TO DO: Reproduce exactly the lines below from the one containing "Give me the" through the one containing "import seaborn as sns", including both, and nothing else.

DATASET:
:::::

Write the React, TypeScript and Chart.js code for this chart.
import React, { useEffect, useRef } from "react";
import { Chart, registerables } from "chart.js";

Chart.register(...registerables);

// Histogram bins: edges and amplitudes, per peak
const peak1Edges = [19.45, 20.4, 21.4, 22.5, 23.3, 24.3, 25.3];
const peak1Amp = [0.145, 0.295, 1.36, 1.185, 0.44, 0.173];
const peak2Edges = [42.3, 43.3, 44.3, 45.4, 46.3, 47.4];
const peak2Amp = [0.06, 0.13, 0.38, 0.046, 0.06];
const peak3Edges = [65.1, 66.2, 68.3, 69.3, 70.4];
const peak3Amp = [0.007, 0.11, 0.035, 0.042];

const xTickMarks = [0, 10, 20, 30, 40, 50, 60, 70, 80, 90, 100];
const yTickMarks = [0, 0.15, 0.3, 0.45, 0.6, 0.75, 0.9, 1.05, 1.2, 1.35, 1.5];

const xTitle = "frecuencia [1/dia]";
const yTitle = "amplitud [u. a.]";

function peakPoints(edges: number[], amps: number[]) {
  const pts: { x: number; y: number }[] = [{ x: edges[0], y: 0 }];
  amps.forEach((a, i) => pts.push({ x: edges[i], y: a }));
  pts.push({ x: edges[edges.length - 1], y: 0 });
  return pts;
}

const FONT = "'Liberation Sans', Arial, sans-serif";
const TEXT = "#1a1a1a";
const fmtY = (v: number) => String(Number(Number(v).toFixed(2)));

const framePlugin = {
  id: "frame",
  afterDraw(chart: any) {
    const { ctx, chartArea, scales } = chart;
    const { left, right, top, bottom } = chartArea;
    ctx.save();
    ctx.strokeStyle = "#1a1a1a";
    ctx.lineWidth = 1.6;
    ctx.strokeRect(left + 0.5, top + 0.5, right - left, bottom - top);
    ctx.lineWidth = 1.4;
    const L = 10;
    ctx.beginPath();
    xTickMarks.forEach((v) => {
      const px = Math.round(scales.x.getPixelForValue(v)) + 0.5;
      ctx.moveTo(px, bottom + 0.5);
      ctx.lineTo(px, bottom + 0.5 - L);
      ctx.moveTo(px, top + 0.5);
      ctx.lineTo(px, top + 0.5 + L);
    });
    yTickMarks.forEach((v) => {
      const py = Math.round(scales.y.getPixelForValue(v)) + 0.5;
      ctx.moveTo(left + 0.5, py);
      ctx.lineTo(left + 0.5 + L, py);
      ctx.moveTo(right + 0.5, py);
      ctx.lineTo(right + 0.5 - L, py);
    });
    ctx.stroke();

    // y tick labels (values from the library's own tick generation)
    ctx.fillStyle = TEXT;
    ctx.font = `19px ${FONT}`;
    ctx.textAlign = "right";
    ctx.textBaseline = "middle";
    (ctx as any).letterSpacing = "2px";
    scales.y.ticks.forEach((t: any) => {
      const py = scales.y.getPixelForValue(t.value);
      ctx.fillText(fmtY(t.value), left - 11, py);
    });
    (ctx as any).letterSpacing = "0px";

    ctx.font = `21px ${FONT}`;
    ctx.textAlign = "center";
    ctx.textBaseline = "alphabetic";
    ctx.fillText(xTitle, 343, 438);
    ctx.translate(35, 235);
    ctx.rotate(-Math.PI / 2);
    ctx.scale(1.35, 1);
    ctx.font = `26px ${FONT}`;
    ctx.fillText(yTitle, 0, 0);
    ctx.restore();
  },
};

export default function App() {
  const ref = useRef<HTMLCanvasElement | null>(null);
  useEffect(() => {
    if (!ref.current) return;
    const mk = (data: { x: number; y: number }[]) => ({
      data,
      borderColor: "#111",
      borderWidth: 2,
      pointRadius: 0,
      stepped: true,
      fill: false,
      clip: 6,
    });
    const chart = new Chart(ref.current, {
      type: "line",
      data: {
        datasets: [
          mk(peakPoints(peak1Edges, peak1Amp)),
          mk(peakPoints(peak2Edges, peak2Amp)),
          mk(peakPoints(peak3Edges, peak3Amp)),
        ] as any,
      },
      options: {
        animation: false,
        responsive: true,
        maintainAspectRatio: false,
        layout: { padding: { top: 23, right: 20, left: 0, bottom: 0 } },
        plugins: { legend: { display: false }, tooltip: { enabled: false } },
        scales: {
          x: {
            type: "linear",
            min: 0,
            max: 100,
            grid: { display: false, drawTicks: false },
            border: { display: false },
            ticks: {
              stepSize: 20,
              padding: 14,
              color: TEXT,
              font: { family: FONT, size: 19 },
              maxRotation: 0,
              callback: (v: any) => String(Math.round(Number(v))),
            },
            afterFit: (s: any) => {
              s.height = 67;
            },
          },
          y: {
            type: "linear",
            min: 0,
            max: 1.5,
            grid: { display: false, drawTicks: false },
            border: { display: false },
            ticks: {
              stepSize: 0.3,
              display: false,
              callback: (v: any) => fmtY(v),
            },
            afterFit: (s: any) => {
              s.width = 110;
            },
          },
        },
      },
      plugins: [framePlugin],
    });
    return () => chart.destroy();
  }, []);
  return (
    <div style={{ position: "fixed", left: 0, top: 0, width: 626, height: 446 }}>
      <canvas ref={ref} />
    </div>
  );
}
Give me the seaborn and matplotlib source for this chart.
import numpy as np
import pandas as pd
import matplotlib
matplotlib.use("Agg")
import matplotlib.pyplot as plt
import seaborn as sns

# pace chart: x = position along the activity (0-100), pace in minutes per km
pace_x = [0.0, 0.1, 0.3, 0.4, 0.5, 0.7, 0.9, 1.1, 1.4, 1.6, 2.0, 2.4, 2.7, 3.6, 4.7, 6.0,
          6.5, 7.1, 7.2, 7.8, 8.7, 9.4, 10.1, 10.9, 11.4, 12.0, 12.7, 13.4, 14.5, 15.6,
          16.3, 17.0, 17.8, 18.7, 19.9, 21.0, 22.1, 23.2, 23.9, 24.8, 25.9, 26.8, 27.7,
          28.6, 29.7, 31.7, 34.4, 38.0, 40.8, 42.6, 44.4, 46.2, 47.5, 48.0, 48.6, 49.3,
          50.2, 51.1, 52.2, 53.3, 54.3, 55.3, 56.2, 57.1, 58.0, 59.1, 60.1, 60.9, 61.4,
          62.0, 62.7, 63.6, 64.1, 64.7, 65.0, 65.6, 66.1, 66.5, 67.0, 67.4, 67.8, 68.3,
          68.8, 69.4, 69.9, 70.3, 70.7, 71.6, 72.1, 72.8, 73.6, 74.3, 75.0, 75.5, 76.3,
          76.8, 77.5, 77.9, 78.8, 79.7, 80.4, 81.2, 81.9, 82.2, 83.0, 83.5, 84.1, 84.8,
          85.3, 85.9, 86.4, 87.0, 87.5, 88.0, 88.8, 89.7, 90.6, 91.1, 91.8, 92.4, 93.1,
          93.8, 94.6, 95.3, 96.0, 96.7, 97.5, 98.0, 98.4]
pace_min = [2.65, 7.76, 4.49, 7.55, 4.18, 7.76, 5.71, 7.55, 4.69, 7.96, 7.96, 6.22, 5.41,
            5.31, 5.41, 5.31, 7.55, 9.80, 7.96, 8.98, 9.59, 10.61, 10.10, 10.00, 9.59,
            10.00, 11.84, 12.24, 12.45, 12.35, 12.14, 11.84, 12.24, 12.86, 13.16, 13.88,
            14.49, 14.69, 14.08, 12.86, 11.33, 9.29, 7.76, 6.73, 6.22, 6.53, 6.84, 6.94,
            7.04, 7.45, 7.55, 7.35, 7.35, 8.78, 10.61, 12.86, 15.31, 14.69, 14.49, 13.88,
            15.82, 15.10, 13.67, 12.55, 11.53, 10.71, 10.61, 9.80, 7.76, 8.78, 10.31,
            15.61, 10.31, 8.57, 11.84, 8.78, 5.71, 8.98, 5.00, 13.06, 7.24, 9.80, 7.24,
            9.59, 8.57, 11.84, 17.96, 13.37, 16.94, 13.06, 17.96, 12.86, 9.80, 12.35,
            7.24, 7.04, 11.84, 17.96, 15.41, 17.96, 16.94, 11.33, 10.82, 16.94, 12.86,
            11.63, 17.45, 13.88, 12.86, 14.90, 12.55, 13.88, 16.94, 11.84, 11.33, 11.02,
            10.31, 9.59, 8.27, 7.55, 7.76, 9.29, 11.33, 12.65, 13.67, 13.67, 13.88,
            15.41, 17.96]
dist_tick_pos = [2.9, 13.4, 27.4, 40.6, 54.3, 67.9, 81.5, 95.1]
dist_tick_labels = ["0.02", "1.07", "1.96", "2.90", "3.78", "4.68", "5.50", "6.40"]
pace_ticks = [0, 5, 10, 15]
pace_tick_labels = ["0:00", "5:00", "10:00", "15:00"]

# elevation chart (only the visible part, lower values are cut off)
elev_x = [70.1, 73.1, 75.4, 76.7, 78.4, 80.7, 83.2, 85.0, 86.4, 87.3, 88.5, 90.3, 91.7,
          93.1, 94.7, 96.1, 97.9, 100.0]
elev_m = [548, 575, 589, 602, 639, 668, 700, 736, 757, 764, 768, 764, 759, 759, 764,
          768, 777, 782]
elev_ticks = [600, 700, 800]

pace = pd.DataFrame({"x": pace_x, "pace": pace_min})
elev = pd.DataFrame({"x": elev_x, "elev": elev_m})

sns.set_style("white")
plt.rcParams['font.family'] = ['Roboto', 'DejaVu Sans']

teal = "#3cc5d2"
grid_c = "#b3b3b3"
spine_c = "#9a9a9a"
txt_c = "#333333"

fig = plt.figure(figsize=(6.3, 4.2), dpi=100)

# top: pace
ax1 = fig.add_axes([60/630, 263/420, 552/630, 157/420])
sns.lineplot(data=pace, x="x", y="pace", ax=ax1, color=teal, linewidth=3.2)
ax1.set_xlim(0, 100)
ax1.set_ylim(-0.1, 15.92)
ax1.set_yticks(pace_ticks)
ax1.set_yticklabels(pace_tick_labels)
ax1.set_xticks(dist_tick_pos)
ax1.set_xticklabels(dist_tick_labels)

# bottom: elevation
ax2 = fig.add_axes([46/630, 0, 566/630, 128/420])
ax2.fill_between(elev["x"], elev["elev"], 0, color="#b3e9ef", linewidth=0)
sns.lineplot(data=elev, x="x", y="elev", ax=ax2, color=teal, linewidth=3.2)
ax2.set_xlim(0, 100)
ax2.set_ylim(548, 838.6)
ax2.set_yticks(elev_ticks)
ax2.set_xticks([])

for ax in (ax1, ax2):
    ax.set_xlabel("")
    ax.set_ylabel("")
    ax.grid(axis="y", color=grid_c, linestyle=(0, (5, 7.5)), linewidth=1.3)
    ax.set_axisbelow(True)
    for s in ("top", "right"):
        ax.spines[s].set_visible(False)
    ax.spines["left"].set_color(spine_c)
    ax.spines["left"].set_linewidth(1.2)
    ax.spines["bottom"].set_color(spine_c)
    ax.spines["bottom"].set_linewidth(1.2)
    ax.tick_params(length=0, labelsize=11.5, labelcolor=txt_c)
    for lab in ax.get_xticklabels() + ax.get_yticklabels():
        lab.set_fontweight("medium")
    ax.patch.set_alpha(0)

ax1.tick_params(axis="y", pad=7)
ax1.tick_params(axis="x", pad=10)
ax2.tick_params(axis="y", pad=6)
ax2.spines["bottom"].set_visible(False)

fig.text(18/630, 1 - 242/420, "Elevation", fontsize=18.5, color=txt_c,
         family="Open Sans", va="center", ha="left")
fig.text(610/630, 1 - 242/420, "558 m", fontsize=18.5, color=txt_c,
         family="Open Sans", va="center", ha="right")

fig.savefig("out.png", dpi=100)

:::::

TASK OUTPUT:
Give me the seaborn and matplotlib source for this chart.
import numpy as np
import pandas as pd
import matplotlib
matplotlib.use("Agg")
import matplotlib.pyplot as plt
import seaborn as sns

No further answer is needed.